= A block of data =

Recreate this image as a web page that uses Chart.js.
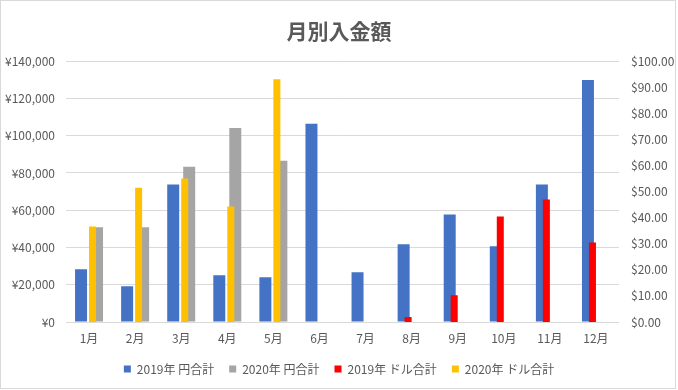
<!DOCTYPE html>
<html lang="ja">
<head>
<meta charset="utf-8">
<title>月別入金額</title>
<script src="https://cdn.jsdelivr.net/npm/chart.js@4/dist/chart.umd.min.js"></script>
<style>
    body { margin: 0; background: #fff; }
    canvas { display: block; }
</style>
</head>
<body>
<canvas id="chart" width="678" height="390"></canvas>
<script>
// データ
const months = ["1月", "2月", "3月", "4月", "5月", "6月", "7月", "8月", "9月", "10月", "11月", "12月"];
const yen2019 = [28300, 19200, 73800, 25100, 24000, 106400, 26700, 41700, 57700, 40600, 73800, 129900];
const yen2020 = [50800, 50800, 83400, 104200, 86600, null, null, null, null, null, null, null];
const usd2019 = [null, null, null, null, null, null, null, 1.9, 10.3, 40.5, 47.0, 30.5];
const usd2020 = [36.6, 51.5, 55.0, 44.3, 93.1, null, null, null, null, null, null, null];

const seriesLabels = ["2019年 円合計", "2020年 円合計", "2019年 ドル合計", "2020年 ドル合計"];
const yenTicks = { min: 0, max: 140000, step: 20000 };
const usdTicks = { min: 0, max: 100, step: 10 };

const textColor = "#595959";
const gridColor = "#d9d9d9";

Chart.defaults.font.family = "'Noto Sans CJK JP', 'Noto Sans', sans-serif";
Chart.defaults.font.size = 12;
Chart.defaults.color = textColor;

// 背景と外枠
const frame = {
    id: "frame",
    beforeDraw(chart) {
        const ctx = chart.ctx;
        ctx.save();
        ctx.fillStyle = "#fff";
        ctx.fillRect(0, 0, chart.width, chart.height);
        ctx.restore();
    },
    afterDraw(chart) {
        const ctx = chart.ctx;
        ctx.save();
        ctx.strokeStyle = gridColor;
        ctx.lineWidth = 1;
        ctx.strokeRect(0.5, 0.5, 675, 388);
        ctx.restore();
    }
};

// 2019年は左側 (stack "a")、2020年は右側 (stack "b")
// 円系列は太め、ドル系列は細めで中央に重ねる
const yenBar = { yAxisID: "y", categoryPercentage: 0.694, barPercentage: 0.75, order: 1 };
const usdBar = { yAxisID: "y2", categoryPercentage: 0.304, barPercentage: 1.0, order: 0 };

new Chart(document.getElementById("chart"), {
    type: "bar",
    data: {
        labels: months,
        datasets: [
            { ...yenBar, stack: "a", label: seriesLabels[0], data: yen2019, backgroundColor: "#4472C4" },
            { ...yenBar, stack: "b", label: seriesLabels[1], data: yen2020, backgroundColor: "#A5A5A5" },
            { ...usdBar, stack: "a", label: seriesLabels[2], data: usd2019, backgroundColor: "#FF0000" },
            { ...usdBar, stack: "b", label: seriesLabels[3], data: usd2020, backgroundColor: "#FFC000" }
        ]
    },
    options: {
        responsive: false,
        animation: false,
        devicePixelRatio: 1,
        layout: { padding: { left: 0, right: 0, top: 0, bottom: 5 } },
        scales: {
            x: {
                offset: true,
                grid: { display: false },
                border: { display: false },
                ticks: { padding: 1, color: textColor },
                afterFit: s => { s.height = 26; }
            },
            y: {
                position: "left",
                min: yenTicks.min,
                max: yenTicks.max,
                border: { display: false },
                grid: { color: gridColor, drawTicks: false },
                ticks: {
                    stepSize: yenTicks.step,
                    padding: 11,
                    color: textColor,
                    callback: v => "¥" + v.toLocaleString("en-US")
                },
                afterFit: s => { s.width = 66; }
            },
            y2: {
                position: "right",
                min: usdTicks.min,
                max: usdTicks.max,
                border: { display: false },
                grid: { display: false, drawTicks: false },
                ticks: {
                    stepSize: usdTicks.step,
                    padding: 12,
                    color: textColor,
                    callback: v => "$" + v.toFixed(2)
                },
                afterFit: s => { s.width = 59; }
            }
        },
        plugins: {
            title: {
                display: true,
                text: "月別入金額",
                color: textColor,
                font: { size: 21, weight: "bold" },
                padding: { top: 18, bottom: 18 }
            },
            legend: {
                position: "bottom",
                labels: {
                    boxWidth: 7,
                    boxHeight: 7,
                    padding: 15,
                    color: textColor,
                    sort: (a, b) => a.datasetIndex - b.datasetIndex
                }
            },
            tooltip: { enabled: false }
        }
    },
    plugins: [frame]
});
</script>
</body>
</html>
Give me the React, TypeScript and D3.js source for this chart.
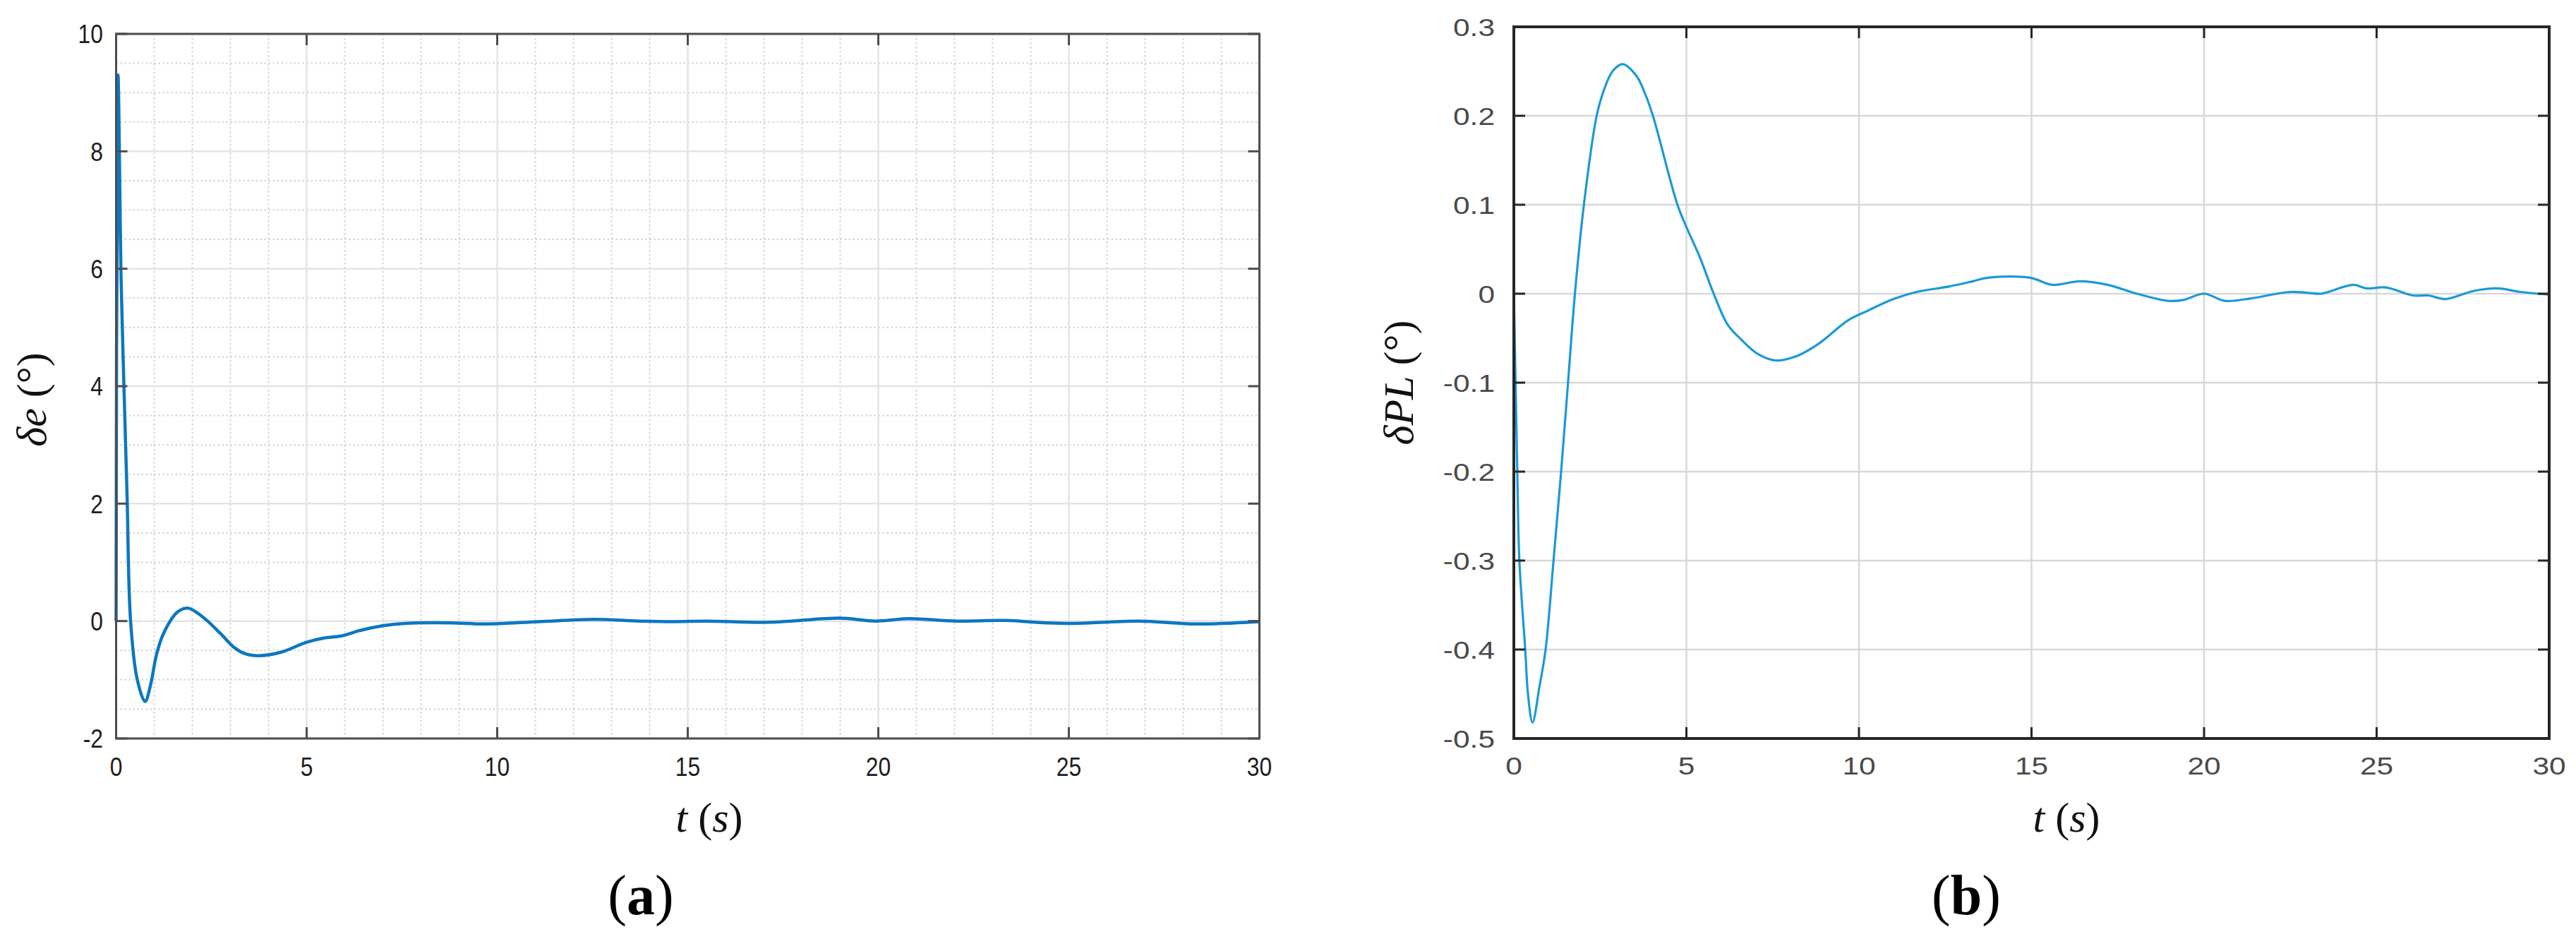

= The problem =
Output all of the data exactly as it stands, minus any images.

= Task result =
Recreate this image as a web page that uses Chart.js.
<!DOCTYPE html>
<html lang="ja">
<head>
<meta charset="utf-8">
<title>月別入金額</title>
<script src="https://cdn.jsdelivr.net/npm/chart.js@4/dist/chart.umd.min.js"></script>
<style>
    body { margin: 0; background: #fff; }
    canvas { display: block; }
</style>
</head>
<body>
<canvas id="chart" width="678" height="390"></canvas>
<script>
// データ
const months = ["1月", "2月", "3月", "4月", "5月", "6月", "7月", "8月", "9月", "10月", "11月", "12月"];
const yen2019 = [28300, 19200, 73800, 25100, 24000, 106400, 26700, 41700, 57700, 40600, 73800, 129900];
const yen2020 = [50800, 50800, 83400, 104200, 86600, null, null, null, null, null, null, null];
const usd2019 = [null, null, null, null, null, null, null, 1.9, 10.3, 40.5, 47.0, 30.5];
const usd2020 = [36.6, 51.5, 55.0, 44.3, 93.1, null, null, null, null, null, null, null];

const seriesLabels = ["2019年 円合計", "2020年 円合計", "2019年 ドル合計", "2020年 ドル合計"];
const yenTicks = { min: 0, max: 140000, step: 20000 };
const usdTicks = { min: 0, max: 100, step: 10 };

const textColor = "#595959";
const gridColor = "#d9d9d9";

Chart.defaults.font.family = "'Noto Sans CJK JP', 'Noto Sans', sans-serif";
Chart.defaults.font.size = 12;
Chart.defaults.color = textColor;

// 背景と外枠
const frame = {
    id: "frame",
    beforeDraw(chart) {
        const ctx = chart.ctx;
        ctx.save();
        ctx.fillStyle = "#fff";
        ctx.fillRect(0, 0, chart.width, chart.height);
        ctx.restore();
    },
    afterDraw(chart) {
        const ctx = chart.ctx;
        ctx.save();
        ctx.strokeStyle = gridColor;
        ctx.lineWidth = 1;
        ctx.strokeRect(0.5, 0.5, 675, 388);
        ctx.restore();
    }
};

// 2019年は左側 (stack "a")、2020年は右側 (stack "b")
// 円系列は太め、ドル系列は細めで中央に重ねる
const yenBar = { yAxisID: "y", categoryPercentage: 0.694, barPercentage: 0.75, order: 1 };
const usdBar = { yAxisID: "y2", categoryPercentage: 0.304, barPercentage: 1.0, order: 0 };

new Chart(document.getElementById("chart"), {
    type: "bar",
    data: {
        labels: months,
        datasets: [
            { ...yenBar, stack: "a", label: seriesLabels[0], data: yen2019, backgroundColor: "#4472C4" },
            { ...yenBar, stack: "b", label: seriesLabels[1], data: yen2020, backgroundColor: "#A5A5A5" },
            { ...usdBar, stack: "a", label: seriesLabels[2], data: usd2019, backgroundColor: "#FF0000" },
            { ...usdBar, stack: "b", label: seriesLabels[3], data: usd2020, backgroundColor: "#FFC000" }
        ]
    },
    options: {
        responsive: false,
        animation: false,
        devicePixelRatio: 1,
        layout: { padding: { left: 0, right: 0, top: 0, bottom: 5 } },
        scales: {
            x: {
                offset: true,
                grid: { display: false },
                border: { display: false },
                ticks: { padding: 1, color: textColor },
                afterFit: s => { s.height = 26; }
            },
            y: {
                position: "left",
                min: yenTicks.min,
                max: yenTicks.max,
                border: { display: false },
                grid: { color: gridColor, drawTicks: false },
                ticks: {
                    stepSize: yenTicks.step,
                    padding: 11,
                    color: textColor,
                    callback: v => "¥" + v.toLocaleString("en-US")
                },
                afterFit: s => { s.width = 66; }
            },
            y2: {
                position: "right",
                min: usdTicks.min,
                max: usdTicks.max,
                border: { display: false },
                grid: { display: false, drawTicks: false },
                ticks: {
                    stepSize: usdTicks.step,
                    padding: 12,
                    color: textColor,
                    callback: v => "$" + v.toFixed(2)
                },
                afterFit: s => { s.width = 59; }
            }
        },
        plugins: {
            title: {
                display: true,
                text: "月別入金額",
                color: textColor,
                font: { size: 21, weight: "bold" },
                padding: { top: 18, bottom: 18 }
            },
            legend: {
                position: "bottom",
                labels: {
                    boxWidth: 7,
                    boxHeight: 7,
                    padding: 15,
                    color: textColor,
                    sort: (a, b) => a.datasetIndex - b.datasetIndex
                }
            },
            tooltip: { enabled: false }
        }
    },
    plugins: [frame]
});
</script>
</body>
</html>
Give me the React, TypeScript and D3.js source for this chart.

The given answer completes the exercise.